### WRITTEN TASK:
Return the lines below exactly, from the first line to the line that contains "const color = d3.scaleOrdinal().domain(blocos).range(cores);". Leave out pictures.
== SUPPLIED MATERIAL ==
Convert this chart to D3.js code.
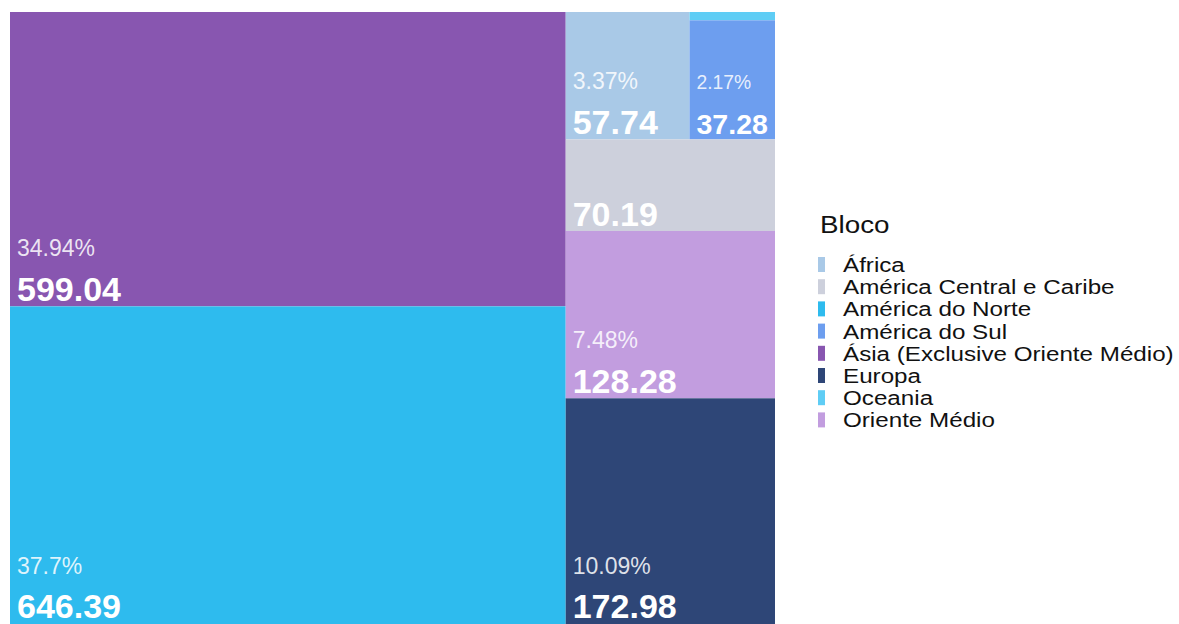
<!DOCTYPE html>
<html>
<head>
<meta charset="utf-8">
<script src="https://cdn.jsdelivr.net/npm/d3@7"></script>
<style>
  body { margin: 0; background: #fff; }
  text { font-family: "Liberation Sans", Arial, sans-serif; }
</style>
</head>
<body>
<svg id="chart" width="1179" height="624"></svg>
<script>
const blocos = [
  'África',
  'América Central e Caribe',
  'América do Norte',
  'América do Sul',
  'Ásia (Exclusive Oriente Médio)',
  'Europa',
  'Oceania',
  'Oriente Médio'
];
const valores = [57.74, 70.19, 646.39, 37.28, 599.04, 172.98, 2.6, 128.28];
const cores = ['#a9c9e7', '#cdd0dc', '#2ebbee', '#6d9eef', '#8856b0', '#2e4677', '#5fcdf5', '#c29ddf'];

// how the tiles were split (x = side by side, y = stacked)
const arranjo = {
  dir: 'x', children: [
    { dir: 'y', children: ['Ásia (Exclusive Oriente Médio)', 'América do Norte'] },
    { dir: 'y', children: [
      { dir: 'x', children: ['África', { dir: 'y', children: ['Oceania', 'América do Sul'] }] },
      'América Central e Caribe',
      'Oriente Médio',
      'Europa'
    ] }
  ]
};
const semPct = ['América Central e Caribe'];

(function () {
  const svg = d3.select('#chart');
  const left = 10, top = 12, w = 765, h = 612;

  const total = d3.sum(valores);
  const color = d3.scaleOrdinal().domain(blocos).range(cores);

  const root = d3.hierarchy(arranjo, d =>
      d.children ? d.children.map(c => (typeof c === 'string' ? { name: c } : c)) : null)
    .sum(d => (d.name ? valores[blocos.indexOf(d.name)] : 0));

  const tile = (node, x0, y0, x1, y1) =>
    (node.data.dir === 'x' ? d3.treemapDice : d3.treemapSlice)(node, x0, y0, x1, y1);

  d3.treemap().size([w, h]).tile(tile)(root);

  const g = svg.append('g').attr('transform', `translate(${left},${top})`);

  const cell = g.selectAll('g')
    .data(root.leaves())
    .enter()
    .append('g');

  cell.append('rect')
    .attr('x', d => d.x0)
    .attr('y', d => d.y0)
    .attr('width', d => d.x1 - d.x0)
    .attr('height', d => d.y1 - d.y0)
    .attr('fill', d => color(d.data.name));

  const pad = 7;
  cell.filter(d => d.y1 - d.y0 > 40).each(function (d) {
    const c = d3.select(this);
    const v = c.append('text')
      .attr('x', d.x0 + pad)
      .attr('y', Math.min(d.y1 - 5, h - 6))
      .attr('fill', '#fff')
      .attr('font-weight', 'bold')
      .attr('font-size', 34)
      .text(d.value.toFixed(2));
    const tw = v.node().getComputedTextLength();
    const k = Math.min(1, (d.x1 - d.x0 - 2 * pad) / tw);
    v.attr('font-size', 34 * k);
    if (semPct.indexOf(d.data.name) < 0) {
      c.append('text')
        .attr('x', d.x0 + pad)
        .attr('y', d.y1 - 50)
        .attr('fill', '#fff')
        .attr('fill-opacity', 0.85)
        .attr('font-size', 23 * k)
        .text(+(d.value / total * 100).toFixed(2) + '%');
    }
  });

  // legend (text in the original is drawn wider than normal)
  const sx = 1.21;
  const leg = svg.append('g').attr('transform', 'translate(818,0)');
  leg.append('text')
    .attr('transform', `translate(2,233) scale(${sx},1)`)
    .attr('font-size', 23)
    .attr('fill', '#111')
    .text('Bloco');

  const item = leg.selectAll('g.item')
    .data(blocos)
    .enter()
    .append('g')
    .attr('class', 'item')
    .attr('transform', (d, i) => `translate(0,${272 + i * 22.2})`);

  item.append('rect')
    .attr('x', 0)
    .attr('y', -15)
    .attr('width', 7)
    .attr('height', 15)
    .attr('fill', d => color(d));

  item.append('text')
    .attr('transform', `translate(25,0) scale(${sx},1)`)
    .attr('font-size', 20)
    .attr('fill', '#111')
    .text(d => d);
})();
</script>
</body>
</html>
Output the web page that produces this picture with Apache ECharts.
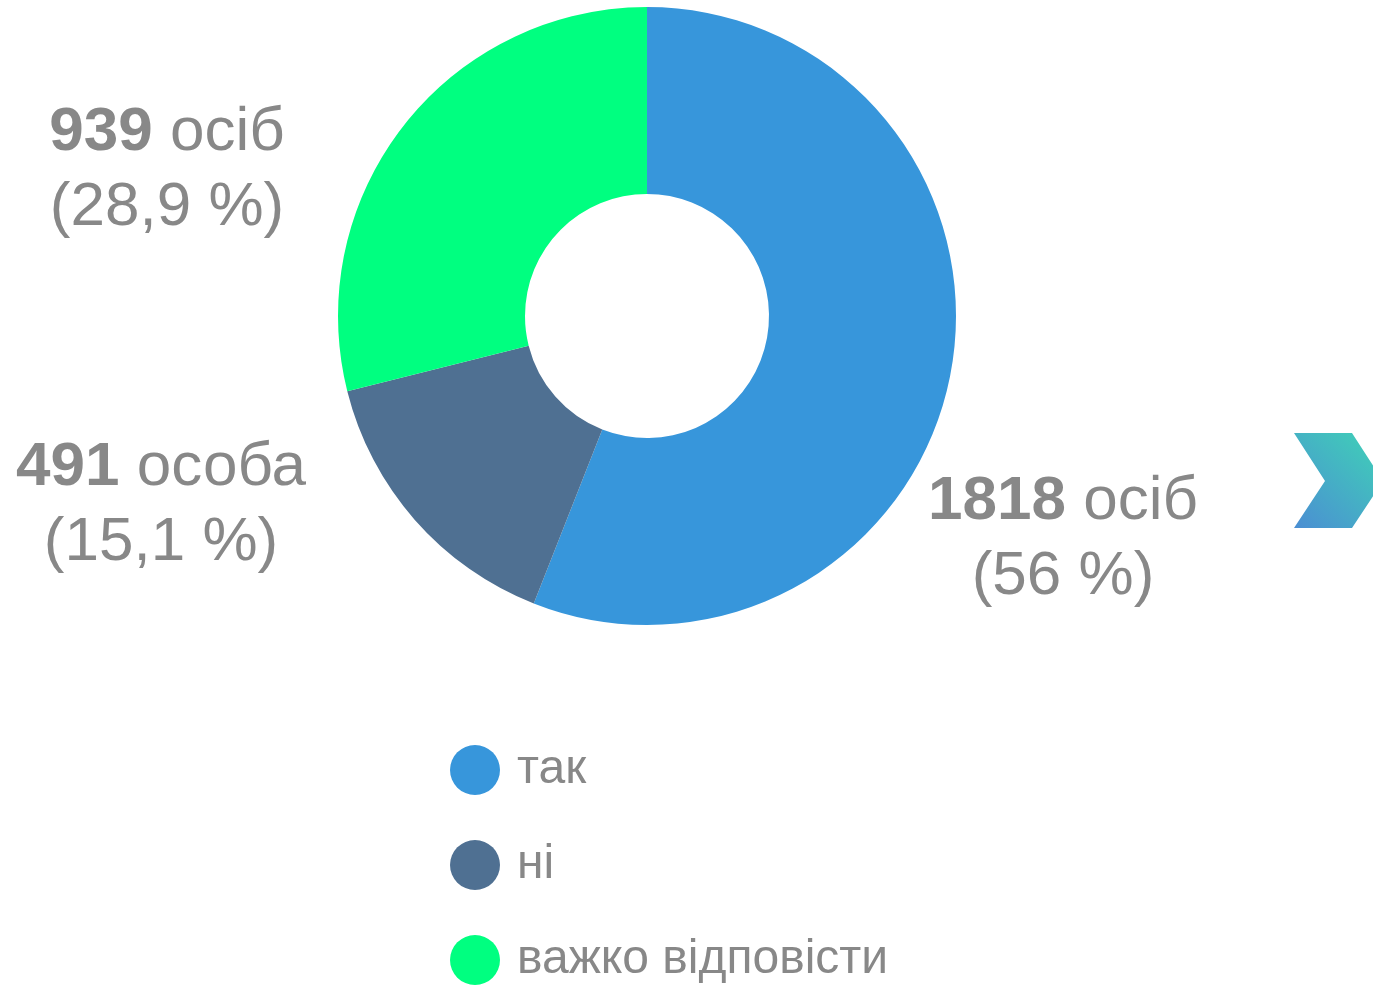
<!DOCTYPE html>
<html>
<head>
<meta charset="utf-8">
<script src="https://cdn.jsdelivr.net/npm/echarts@6/dist/echarts.min.js"></script>
<style>
  html, body { margin: 0; padding: 0; background: #fff; }
  #chart { width: 1373px; height: 986px; }
</style>
</head>
<body>
<div id="chart"></div>
<script>
const categories = ['так', 'ні', 'важко відповісти']
const values = [1818, 491, 939]
const units = ['осіб', 'особа', 'осіб']
const colors = ['#3796db', '#4f7092', '#00ff80']

// where each label block sits (center x, center y)
const labelPos = [[1063, 539], [161, 505], [167, 170]]

const total = values.reduce((a, b) => a + b, 0)
const pct = v => (v / total * 100).toFixed(1).replace(/\.0$/, '').replace('.', ',')

const chart = echarts.init(document.getElementById('chart'))
chart.setOption({
  animation: false,
  color: colors,
  legend: {
    orient: 'vertical',
    left: 450, top: 745, height: 300,
    padding: 0,
    icon: 'circle',
    itemWidth: 50, itemHeight: 50, itemGap: 45,
    textStyle: { color: '#888', fontSize: 48, fontFamily: 'Liberation Sans', padding: [0, 0, 0, 12] },
    data: categories
  },
  graphic: [{
    type: 'polygon',
    shape: { points: [[1294, 433], [1352, 433], [1383, 481], [1352, 528], [1294, 528], [1325, 481]] },
    style: {
      fill: new echarts.graphic.LinearGradient(1, 0, 0, 1, [
        { offset: 0, color: '#3fd3b6' },
        { offset: 1, color: '#4b8ed3' }
      ])
    }
  }],
  series: [{
    type: 'pie',
    center: [647, 316],
    radius: [122, 309],
    startAngle: 90,
    clockwise: true,
    silent: true,
    data: categories.map((c, i) => ({ name: c, value: values[i] })),
    labelLine: { show: false },
    label: {
      show: true,
      position: 'outside',
      align: 'center',
      color: '#888',
      fontFamily: 'Liberation Sans',
      lineHeight: 75,
      formatter: p => `{b|${p.value}}{n|\u00a0${units[p.dataIndex]}}\n{n|(${pct(p.value)} %)}`,
      rich: {
        b: { fontSize: 62, fontWeight: 'bold', color: '#888', fontFamily: 'Liberation Sans', lineHeight: 75 },
        n: { fontSize: 62, color: '#888', fontFamily: 'Liberation Sans', lineHeight: 75 }
      }
    },
    labelLayout: p => ({
      x: labelPos[p.dataIndex][0],
      y: labelPos[p.dataIndex][1],
      align: 'center',
      verticalAlign: 'middle'
    })
  }]
})
</script>
</body>
</html>
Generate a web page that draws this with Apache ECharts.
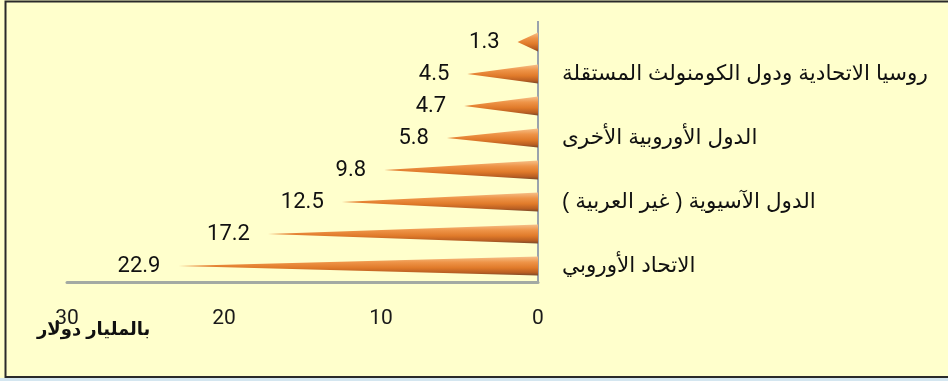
<!DOCTYPE html>
<html>
<head>
<meta charset="utf-8">
<script src="https://cdn.jsdelivr.net/npm/echarts@6/dist/echarts.min.js"></script>
<style>
html,body{margin:0;padding:0;background:#FFFFCC;}
#c{width:948px;height:381px;}
</style>
</head>
<body>
<div id="c"></div>
<script>
// Categories from bottom to top (only every other label visible in the reference)
const categories = [
  'الاتحاد الأوروبي',
  '',
  'الدول الآسيوية ( غير العربية )',
  ' ',
  'الدول الأوروبية الأخرى',
  '  ',
  'روسيا الاتحادية ودول الكومنولث المستقلة',
  '   '
];
const values = [22.9, 17.2, 12.5, 9.8, 5.8, 4.7, 4.5, 1.3];
const axisTicks = [0, 10, 20, 30];
const unitLabel = 'بالمليار دولار';

const chart = echarts.init(document.getElementById('c'), null, {renderer: 'canvas'});
const numFont = 'Roboto, "Open Sans", sans-serif';
const arFont = 'Arial, "DejaVu Sans", sans-serif';

chart.setOption({
  backgroundColor: '#FFFFCC',
  animation: false,
  grid: {left: 67, right: 410, top: 26, bottom: 99},
  xAxis: {
    type: 'value',
    inverse: true,
    min: axisTicks[0],
    max: axisTicks[axisTicks.length - 1],
    interval: 10,
    axisLine: {show: true, lineStyle: {color: '#A3AAA3', width: 3}},
    axisTick: {show: false},
    splitLine: {show: false},
    axisLabel: {margin: 26, fontSize: 21, color: '#1a1a1a', fontFamily: numFont}
  },
  yAxis: {
    type: 'category',
    position: 'right',
    data: categories,
    axisLine: {show: true, onZero: false, lineStyle: {color: '#9AA3AD', width: 2}},
    axisTick: {show: false},
    axisLabel: {interval: 1, margin: 24, fontSize: 21.5, color: '#111', fontFamily: arFont, padding: [8, 0, 0, 0]}
  },
  series: [{
    type: 'pictorialBar',
    data: values,
    symbol: 'path://M0,0 L100,5 L0,10 Z',
    symbolSize: ['100%', 19],
    symbolRepeat: false,
    itemStyle: {
      color: {
        type: 'linear', x: 0, y: 0, x2: 0, y2: 1,
        colorStops: [
          {offset: 0, color: '#F6C08A'},
          {offset: 0.3, color: '#EE9448'},
          {offset: 0.6, color: '#E07A2A'},
          {offset: 0.85, color: '#B85E22'},
          {offset: 1, color: '#7A4A2A'}
        ]
      }
    },
    label: {
      show: true,
      position: 'left',
      distance: 18,
      fontSize: 22,
      color: '#111',
      fontFamily: numFont,
      padding: [4, 0, 0, 0],
      formatter: p => p.value.toFixed(1)
    }
  }],
  graphic: [
    {type: 'line', silent: true, shape: {x1: 538, y1: 21, x2: 538, y2: 27},
      style: {stroke: '#9AA3AD', lineWidth: 2}},
    {type: 'rect', silent: true, shape: {x: 5.5, y: 1.5, width: 1000, height: 375.5},
      style: {fill: 'none', stroke: '#2a2a2a', lineWidth: 2}},
    {type: 'rect', silent: true, shape: {x: 0, y: 378, width: 948, height: 3},
      style: {fill: '#D4E6F0'}},
    {type: 'text', left: 37, top: 321, silent: true,
      style: {text: unitLabel, font: 'bold 18px Arial, "DejaVu Sans", sans-serif', fill: '#111'}}
  ]
});
</script>
</body>
</html>
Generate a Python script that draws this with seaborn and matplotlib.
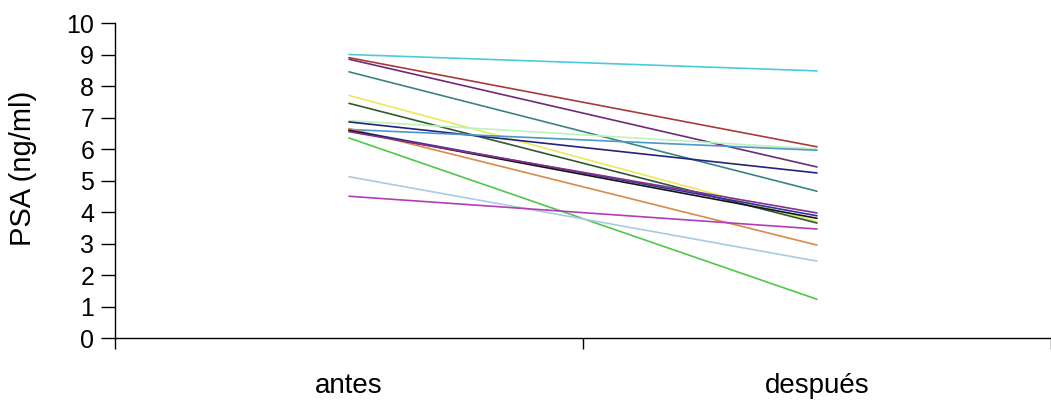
import pandas as pd
import matplotlib
matplotlib.use("Agg")
import matplotlib.pyplot as plt
import seaborn as sns

sns.set_style("white")
plt.rcParams['font.family'] = ['Liberation Sans', 'DejaVu Sans']

momentos = ['antes', 'después']
pacientes = ['P01', 'P02', 'P03', 'P04', 'P05', 'P06', 'P07', 'P08',
             'P09', 'P10', 'P11', 'P12', 'P13', 'P14', 'P15', 'P16']
psa_antes = [9.00, 8.90, 8.85, 8.45, 7.70, 7.45, 6.90, 6.86,
             6.62, 6.65, 6.60, 6.58, 6.55, 6.35, 5.12, 4.50]
psa_despues = [8.48, 6.07, 5.43, 4.66, 3.70, 3.65, 6.00, 5.24,
               5.96, 2.95, 3.88, 3.80, 3.97, 1.23, 2.44, 3.46]
colores = ['#48CCDA', '#A83A3A', '#6E2A78', '#3A8484', '#EBE860', '#2E5A32',
           '#BDF2BD', '#23237E', '#4E97C8', '#D98A4A', '#2A36A8', '#141414',
           '#8A2E8A', '#4CC84C', '#A8CCE2', '#B43CB8']

df = pd.DataFrame({
    'momento': momentos * len(pacientes),
    'paciente': [p for p in pacientes for _ in momentos],
    'PSA': [v for a, d in zip(psa_antes, psa_despues) for v in (a, d)],
})

fig = plt.figure(figsize=(10.51, 4.05), dpi=100)
ax = fig.add_axes([0.1094, 0.1654, 0.8906, 0.7778])

sns.lineplot(data=df, x='momento', y='PSA', hue='paciente', palette=colores,
             estimator=None, sort=False, linewidth=1.2, legend=False, ax=ax)

ax.set_xlim(-0.5, 1.5)
ax.set_ylim(0, 10)
ax.set_yticks(range(0, 11))
ax.set_xticks([0, 1])
ax.set_xticklabels(momentos)
ax.set_xticks([-0.5, 0.5, 1.5], minor=True)
ax.tick_params(axis='x', which='major', bottom=False, pad=22, labelsize=20,
               labelcolor='black')
ax.tick_params(axis='x', which='minor', bottom=True, length=8, width=1,
               direction='out', color='black')
ax.tick_params(axis='y', left=True, length=10, width=1, direction='out',
               color='black', labelsize=18, pad=5, labelcolor='black')
ax.set_xlabel('')
ax.set_ylabel('PSA (ng/ml)', fontsize=21, color='black')
ax.yaxis.set_label_coords(-0.083, 0.54)

for s in ['top', 'right']:
    ax.spines[s].set_visible(False)
for s in ['left', 'bottom']:
    ax.spines[s].set_color('black')
    ax.spines[s].set_linewidth(1)

fig.savefig('out.png', dpi=100)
===
### SOLUTION TO THE EXERCISE:
Convert this chart to D3.js code.
<!DOCTYPE html>
<html>
<head>
<meta charset="utf-8">
<script src="https://cdn.jsdelivr.net/npm/d3@7"></script>
<style>
  body { margin: 0; background: #fff; }
  text { font-family: "Liberation Sans", Arial, sans-serif; }
</style>
</head>
<body>
<svg id="chart" width="1179" height="624"></svg>
<script>
const blocos = [
  'África',
  'América Central e Caribe',
  'América do Norte',
  'América do Sul',
  'Ásia (Exclusive Oriente Médio)',
  'Europa',
  'Oceania',
  'Oriente Médio'
];
const valores = [57.74, 70.19, 646.39, 37.28, 599.04, 172.98, 2.6, 128.28];
const cores = ['#a9c9e7', '#cdd0dc', '#2ebbee', '#6d9eef', '#8856b0', '#2e4677', '#5fcdf5', '#c29ddf'];

// how the tiles were split (x = side by side, y = stacked)
const arranjo = {
  dir: 'x', children: [
    { dir: 'y', children: ['Ásia (Exclusive Oriente Médio)', 'América do Norte'] },
    { dir: 'y', children: [
      { dir: 'x', children: ['África', { dir: 'y', children: ['Oceania', 'América do Sul'] }] },
      'América Central e Caribe',
      'Oriente Médio',
      'Europa'
    ] }
  ]
};
const semPct = ['América Central e Caribe'];

(function () {
  const svg = d3.select('#chart');
  const left = 10, top = 12, w = 765, h = 612;

  const total = d3.sum(valores);
  const color = d3.scaleOrdinal().domain(blocos).range(cores);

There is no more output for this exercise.